Advanced threat protection breaking Home Assistant functionality with nothing in the logs

I run a "smart home" platform called Home Assistant which has a feature that allows for remote connectivity through their web service called Nabu Casa. Home Assistant runs on a Raspberry Pi 3. When remote control is enabled, this is what occurs during their authentication process:

SniTun server create a SHA256 from a random 40bit value. They will be encrypted and send to client. This decrypt the value and perform again a SHA256 with this value and send it encrypted back to SniTun. If they is valid, he going into Multiplexer modus.

With Advanced threat protection enabled, the remote control functionality is broken and the logs in Home Assistant shows there is a "challenge/response error with SniTun server". When I disable ATP, everything works fine. Unfortunately, with ATP enabled, there is nothing in the logs that shows ATP is actually blocking anything but I have tested this multiple times and positive it's ATP causing the remote control functionality to not work.

When remote control is enabled, I can see in the Home Assistant logs exactly what it's doing and the first step is:


2019-12-09 18:44:36 DEBUG (MainThread) [hass_nabucasa.cloud_api] Fetched remote-sni-api.nabucasa.com/snitun_token (200)

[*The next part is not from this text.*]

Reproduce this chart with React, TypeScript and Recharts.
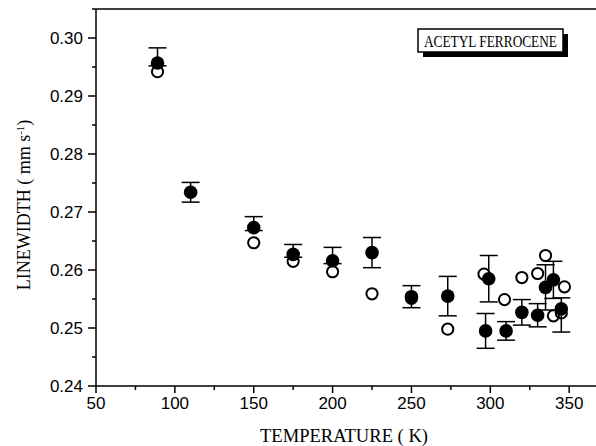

I've tried adding both nabucasa.com and remote-sni-api.nabucasa.com to the Network/Host Exceptions in ATP, but it still doesn't work. It only works when ATP is completely disabled.

Any suggestions? It's a bit frustrating the Sophos XG logs don't show anything.

Edit: I also tried changing ATP to "Log" only, and it doesn't work. ATP must be completely disabled.

Edit: It's not just ATP, it appears using any Web Policy causes the same issue. However, if I select "Use web proxy instead of DPI engine", it works fine  Nothing in the logs either. So it appears it's being caused by the DPI engine which I'm assuming ATP is using?

  • Hi Shred,

    I think you will find the ATP uses snort.

    Ian

  • In reply to rfcat_vk:

    That's really strange it works fine with an app control and IPS policy, but not with ATP or a web policy. I believe all four of those functions use Snort.

  • In reply to shred:

    As far as i know, there is currently a bug in ATP, if you enable it, it will break stuff. 

     Maybe this breaks your connection in DPI too? Do you have ATP enable? 

  • In reply to LuCar Toni:

    thanks for the suggestion, but I do not think so.

    I had 2 devs connected on my XG and they found the issue. I have uploaded all the possible logs and they are still investigating.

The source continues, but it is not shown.